§ **To do**:
Return the material exactly, first line through the line containing "const table=[anyOnline,anyTV,anyPrinted,radio];", and nothing more. Pictures stay out.

#####

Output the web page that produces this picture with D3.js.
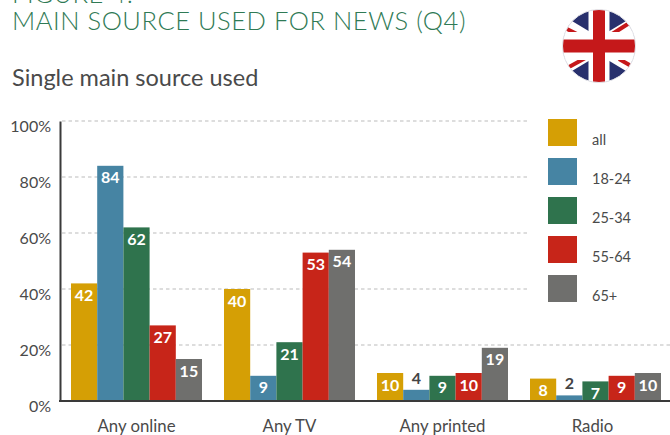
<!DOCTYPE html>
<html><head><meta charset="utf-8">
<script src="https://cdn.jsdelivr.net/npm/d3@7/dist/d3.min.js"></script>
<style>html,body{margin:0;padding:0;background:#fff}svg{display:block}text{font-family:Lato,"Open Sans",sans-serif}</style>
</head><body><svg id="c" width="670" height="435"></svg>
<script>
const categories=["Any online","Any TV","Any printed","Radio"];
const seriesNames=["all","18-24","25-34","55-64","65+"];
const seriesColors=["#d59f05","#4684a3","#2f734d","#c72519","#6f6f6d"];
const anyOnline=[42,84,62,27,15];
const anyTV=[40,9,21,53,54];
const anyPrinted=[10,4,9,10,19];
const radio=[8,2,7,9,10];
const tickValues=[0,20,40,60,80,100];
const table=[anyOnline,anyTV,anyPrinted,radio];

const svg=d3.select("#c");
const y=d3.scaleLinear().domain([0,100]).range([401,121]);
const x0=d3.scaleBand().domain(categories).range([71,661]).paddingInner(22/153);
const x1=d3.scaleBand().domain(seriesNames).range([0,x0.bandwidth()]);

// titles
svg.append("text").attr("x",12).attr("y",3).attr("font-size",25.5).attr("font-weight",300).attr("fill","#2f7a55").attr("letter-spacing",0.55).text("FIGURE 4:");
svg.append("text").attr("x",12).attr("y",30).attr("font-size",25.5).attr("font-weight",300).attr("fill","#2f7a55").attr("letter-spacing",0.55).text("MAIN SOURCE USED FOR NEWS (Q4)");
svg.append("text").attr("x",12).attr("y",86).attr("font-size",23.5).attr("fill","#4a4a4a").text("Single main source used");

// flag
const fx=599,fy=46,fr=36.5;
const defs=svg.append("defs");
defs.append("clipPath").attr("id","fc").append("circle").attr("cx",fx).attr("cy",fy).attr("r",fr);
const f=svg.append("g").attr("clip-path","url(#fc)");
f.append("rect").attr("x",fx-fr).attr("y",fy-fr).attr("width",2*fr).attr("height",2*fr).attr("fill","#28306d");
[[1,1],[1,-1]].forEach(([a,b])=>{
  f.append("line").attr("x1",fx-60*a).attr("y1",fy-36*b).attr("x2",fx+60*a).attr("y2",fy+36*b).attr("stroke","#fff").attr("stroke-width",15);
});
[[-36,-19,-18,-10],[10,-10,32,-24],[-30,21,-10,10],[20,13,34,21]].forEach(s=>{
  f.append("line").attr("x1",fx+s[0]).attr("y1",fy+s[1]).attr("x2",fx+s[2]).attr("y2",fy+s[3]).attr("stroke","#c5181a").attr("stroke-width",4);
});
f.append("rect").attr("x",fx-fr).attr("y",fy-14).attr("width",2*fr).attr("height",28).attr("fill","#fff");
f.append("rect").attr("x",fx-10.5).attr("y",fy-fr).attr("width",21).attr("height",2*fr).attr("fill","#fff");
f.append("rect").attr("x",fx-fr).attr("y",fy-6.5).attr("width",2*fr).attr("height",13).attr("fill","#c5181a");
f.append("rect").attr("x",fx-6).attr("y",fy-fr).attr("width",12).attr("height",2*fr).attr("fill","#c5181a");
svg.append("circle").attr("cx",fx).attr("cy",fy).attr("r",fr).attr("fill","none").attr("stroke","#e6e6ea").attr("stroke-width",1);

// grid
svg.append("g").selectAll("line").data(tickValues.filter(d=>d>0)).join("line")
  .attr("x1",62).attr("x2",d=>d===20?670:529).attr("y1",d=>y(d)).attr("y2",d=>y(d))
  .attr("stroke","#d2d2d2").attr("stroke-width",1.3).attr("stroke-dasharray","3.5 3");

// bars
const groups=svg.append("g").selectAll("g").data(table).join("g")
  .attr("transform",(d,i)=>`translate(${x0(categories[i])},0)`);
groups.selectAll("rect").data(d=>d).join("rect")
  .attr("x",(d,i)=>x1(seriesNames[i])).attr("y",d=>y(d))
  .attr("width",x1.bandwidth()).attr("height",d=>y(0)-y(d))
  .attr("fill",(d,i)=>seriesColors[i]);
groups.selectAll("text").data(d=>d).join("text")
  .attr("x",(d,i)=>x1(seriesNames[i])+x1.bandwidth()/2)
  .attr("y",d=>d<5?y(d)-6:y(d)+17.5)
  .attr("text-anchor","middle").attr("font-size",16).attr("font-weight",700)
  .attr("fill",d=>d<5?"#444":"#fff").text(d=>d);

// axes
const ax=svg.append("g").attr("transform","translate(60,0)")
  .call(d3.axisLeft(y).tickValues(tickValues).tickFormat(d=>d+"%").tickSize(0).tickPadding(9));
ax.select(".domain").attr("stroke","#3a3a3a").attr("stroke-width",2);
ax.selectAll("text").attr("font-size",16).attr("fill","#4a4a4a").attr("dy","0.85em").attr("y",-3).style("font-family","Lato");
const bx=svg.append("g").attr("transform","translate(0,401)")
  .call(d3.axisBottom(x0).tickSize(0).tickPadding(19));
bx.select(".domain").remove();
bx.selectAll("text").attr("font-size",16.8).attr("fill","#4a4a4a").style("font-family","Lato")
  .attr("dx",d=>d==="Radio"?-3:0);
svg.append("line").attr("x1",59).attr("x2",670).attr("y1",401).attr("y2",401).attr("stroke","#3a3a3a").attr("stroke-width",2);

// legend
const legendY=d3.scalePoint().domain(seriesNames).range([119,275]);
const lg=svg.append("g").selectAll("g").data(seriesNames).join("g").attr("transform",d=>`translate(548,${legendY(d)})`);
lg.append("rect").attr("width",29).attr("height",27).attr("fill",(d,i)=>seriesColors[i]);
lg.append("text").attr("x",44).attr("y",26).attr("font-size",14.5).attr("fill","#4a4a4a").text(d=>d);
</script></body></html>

#####

§ **Exercise solution**:
Output the web page that produces this picture with D3.js.
<!DOCTYPE html>
<html><head><meta charset="utf-8">
<script src="https://cdn.jsdelivr.net/npm/d3@7/dist/d3.min.js"></script>
<style>html,body{margin:0;padding:0;background:#fff}svg{display:block}text{font-family:Lato,"Open Sans",sans-serif}</style>
</head><body><svg id="c" width="670" height="435"></svg>
<script>
const categories=["Any online","Any TV","Any printed","Radio"];
const seriesNames=["all","18-24","25-34","55-64","65+"];
const seriesColors=["#d59f05","#4684a3","#2f734d","#c72519","#6f6f6d"];
const anyOnline=[42,84,62,27,15];
const anyTV=[40,9,21,53,54];
const anyPrinted=[10,4,9,10,19];
const radio=[8,2,7,9,10];
const tickValues=[0,20,40,60,80,100];
const table=[anyOnline,anyTV,anyPrinted,radio];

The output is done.